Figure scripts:
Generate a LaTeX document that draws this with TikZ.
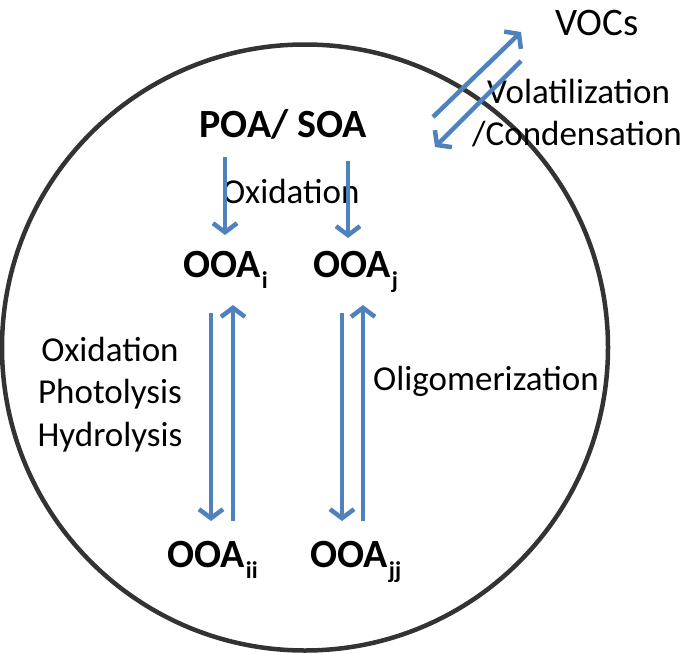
\documentclass[tikz,border=0pt]{standalone}
\usepackage{fontspec}
\setmainfont{Carlito}
\usetikzlibrary{arrows.meta}
\definecolor{arrowblue}{HTML}{4F81BD}
\definecolor{ringgray}{HTML}{333333}
\newcommand\lowsub[1]{\kern1pt\raisebox{-11pt}{\fontsize{24}{24}\selectfont\bfseries #1}}
\begin{document}
\begin{tikzpicture}[x=1pt,y=-1pt,
  lbl/.style={inner sep=0pt, anchor=base west, font=\fontsize{35}{40}\selectfont},
  bold/.style={inner sep=0pt, anchor=base west, font=\fontsize{40}{44}\selectfont\bfseries},
  flow/.style={draw=arrowblue, line width=4.5pt, -{Straight Barb[length=9pt,width=24pt]}}]
\useasboundingbox (0,0) rectangle (685,653);
\node[circle, draw=ringgray, line width=4.5pt, minimum size=606pt, inner sep=0pt] (drop) at (305,347.5) {};
% texts
\node[lbl, font=\fontsize{39}{44}\selectfont] (vocs) at (555,35) {VOCs};
\node[lbl] (vol) at (487,103) {Volatilization};
\node[lbl] (cond) at (472,145) {/Condensation};
\node[bold] (poa) at (199,137) {POA/ SOA};
\node[lbl] (ox1) at (222,203) {Oxidation};
\node[bold] (ooai) at (183,277) {OOA\lowsub{i}};
\node[bold] (ooaj) at (313,277) {OOA\lowsub{j}};
\node[bold] (ooaii) at (167,567) {OOA\lowsub{ii}};
\node[bold] (ooajj) at (310,567) {OOA\lowsub{jj}};
\node[lbl, anchor=base] (ox2) at (110,361) {Oxidation};
\node[lbl, anchor=base] (photo) at (110,403) {Photolysis};
\node[lbl, anchor=base] (hydro) at (110,446) {Hydrolysis};
\node[lbl] (olig) at (373,390) {Oligomerization};
% arrow end points
\coordinate (d1s) at (433,117); \coordinate (d1e) at (521,32);
\coordinate (d2s) at (521,61);  \coordinate (d2e) at (435,147);
\coordinate (a1s) at (225,157); \coordinate (a1e) at (225,235);
\coordinate (a2s) at (348,161); \coordinate (a2e) at (348,238);
\coordinate (b1s) at (211,313); \coordinate (b1e) at (211,521);
\coordinate (b2s) at (233,521); \coordinate (b2e) at (233,305);
\coordinate (c1s) at (342,313); \coordinate (c1e) at (342,521);
\coordinate (c2s) at (363,521); \coordinate (c2e) at (363,305);
\draw[flow] (d1s) -- (d1e);
\draw[flow] (d2s) -- (d2e);
\draw[flow] (a1s) -- (a1e);
\draw[flow] (a2s) -- (a2e);
\draw[flow] (b1s) -- (b1e);
\draw[flow] (b2s) -- (b2e);
\draw[flow] (c1s) -- (c1e);
\draw[flow] (c2s) -- (c2e);
\end{tikzpicture}
\end{document}
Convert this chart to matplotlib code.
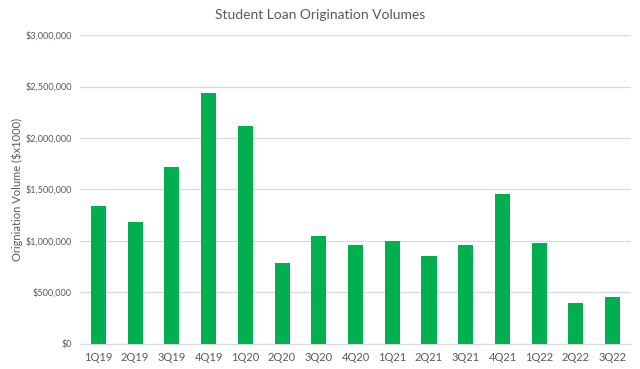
import matplotlib.pyplot as plt
from matplotlib.ticker import FuncFormatter

quarters = ['1Q19', '2Q19', '3Q19', '4Q19', '1Q20', '2Q20', '3Q20', '4Q20',
            '1Q21', '2Q21', '3Q21', '4Q21', '1Q22', '2Q22', '3Q22']
volumes = [1340000, 1181000, 1718000, 2440000, 2113000, 783000, 1052000, 964000,
           1000000, 857000, 964000, 1459000, 981000, 395000, 453000]
yticks = [0, 500000, 1000000, 1500000, 2000000, 2500000, 3000000]

plt.rcParams['font.family'] = ['Lato', 'DejaVu Sans']
textColor = '#595959'

fig = plt.figure(figsize=(6.4, 3.69), dpi=100)
ax = fig.add_axes([0.125, 0.068, 0.861, 0.837])

x = range(len(quarters))
ax.bar(x, volumes, width=0.41, color='#00B050', zorder=3)

ax.set_xlim(-0.5, len(quarters) - 0.5)
ax.set_ylim(0, 3000000)
ax.set_yticks(yticks)
ax.yaxis.set_major_formatter(FuncFormatter(lambda v, p: '${:,.0f}'.format(v)))
ax.set_xticks(list(x))
ax.set_xticklabels(quarters)
ax.grid(axis='y', color='#D9D9D9', linewidth=0.9, zorder=0)
ax.tick_params(axis='both', length=0, colors=textColor)
ax.tick_params(axis='x', pad=6, labelsize=8)
ax.tick_params(axis='y', pad=6, labelsize=6.6)
for side in ['top', 'right', 'left']:
    ax.spines[side].set_visible(False)
ax.spines['bottom'].set_color('#D9D9D9')

ax.set_ylabel('Origniation Volume ($x1000)', fontsize=8, color=textColor)
ax.yaxis.set_label_coords(-0.103, 0.5)
fig.suptitle('Student Loan Origination Volumes', x=0.5, y=0.975, fontsize=10,
             color=textColor)

fig.savefig('out.png', dpi=100)
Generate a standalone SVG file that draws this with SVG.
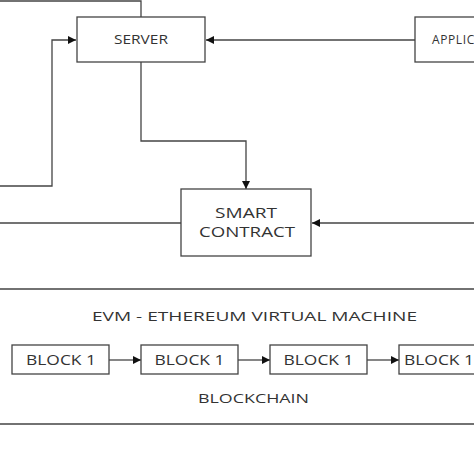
<svg xmlns="http://www.w3.org/2000/svg" width="474" height="474" viewBox="0 0 474 474">
<defs>
<marker id="arr" viewBox="0 0 10 10" refX="10" refY="5" markerWidth="8" markerHeight="8" markerUnits="userSpaceOnUse" orient="auto"><path d="M0,0 L10,5 L0,10 z" fill="#111"/></marker>
<style>
.box{fill:#fff;stroke:#444;stroke-width:1.3}
.ln{fill:none;stroke:#444;stroke-width:1.3}
.t{font-family:"Open Sans","Liberation Sans",sans-serif;fill:#333;text-anchor:middle}
</style>
</defs>
<rect width="474" height="474" fill="#fff"/>
<g id="connectors">
<path class="ln" d="M0,1 H141 V17"/>
<path class="ln" d="M0,186 H52 V40 H76" marker-end="url(#arr)"/>
<path class="ln" d="M415,40 H206" marker-end="url(#arr)"/>
<path class="ln" d="M141,62 V141 H246 V189" marker-end="url(#arr)"/>
<path class="ln" d="M0,223 H181"/>
<path class="ln" d="M474,223 H312" marker-end="url(#arr)"/>
<path class="ln" d="M109,360 H141" marker-end="url(#arr)"/>
<path class="ln" d="M238,360 H270" marker-end="url(#arr)"/>
<path class="ln" d="M367,360 H399" marker-end="url(#arr)"/>
</g>
<g id="server"><rect class="box" x="77" y="17" width="128" height="45"/><text class="t" x="141" y="44" font-size="12" textLength="54" lengthAdjust="spacingAndGlyphs">SERVER</text></g>
<g id="application"><rect class="box" x="415" y="17" width="80" height="45"/><text class="t" x="432" y="44" font-size="12" letter-spacing="0.6" style="text-anchor:start">APPLICATION</text></g>
<g id="smart-contract"><rect class="box" x="181" y="189" width="130" height="67"/><text class="t" x="246" y="218" font-size="14" textLength="62" lengthAdjust="spacingAndGlyphs">SMART</text><text class="t" x="247" y="237" font-size="14" textLength="96" lengthAdjust="spacingAndGlyphs">CONTRACT</text></g>
<g id="evm">
<path class="ln" d="M0,289 H474 M0,424 H474"/>
<text class="t" x="254.5" y="321" font-size="13.5" textLength="325" lengthAdjust="spacingAndGlyphs">EVM - ETHEREUM VIRTUAL MACHINE</text>
<text class="t" x="253.5" y="403" font-size="13.5" textLength="111" lengthAdjust="spacingAndGlyphs">BLOCKCHAIN</text>
</g>
<g id="block-a"><rect class="box" x="12" y="345" width="97" height="29"/><text class="t" x="61" y="365" font-size="14.5" textLength="70" lengthAdjust="spacingAndGlyphs">BLOCK 1</text></g>
<g id="block-b"><rect class="box" x="141" y="345" width="97" height="29"/><text class="t" x="189.5" y="365" font-size="14.5" textLength="70" lengthAdjust="spacingAndGlyphs">BLOCK 1</text></g>
<g id="block-c"><rect class="box" x="270" y="345" width="97" height="29"/><text class="t" x="318.5" y="365" font-size="14.5" textLength="70" lengthAdjust="spacingAndGlyphs">BLOCK 1</text></g>
<g id="block-d"><rect class="box" x="399" y="345" width="97" height="29"/><text class="t" x="439" y="365" font-size="14.5" textLength="70" lengthAdjust="spacingAndGlyphs">BLOCK 1</text></g>
</svg>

§ Exercise directions:
Tally the lines of the records holding the word "Generate", then state only the tally.

§ Result of this exercise:
2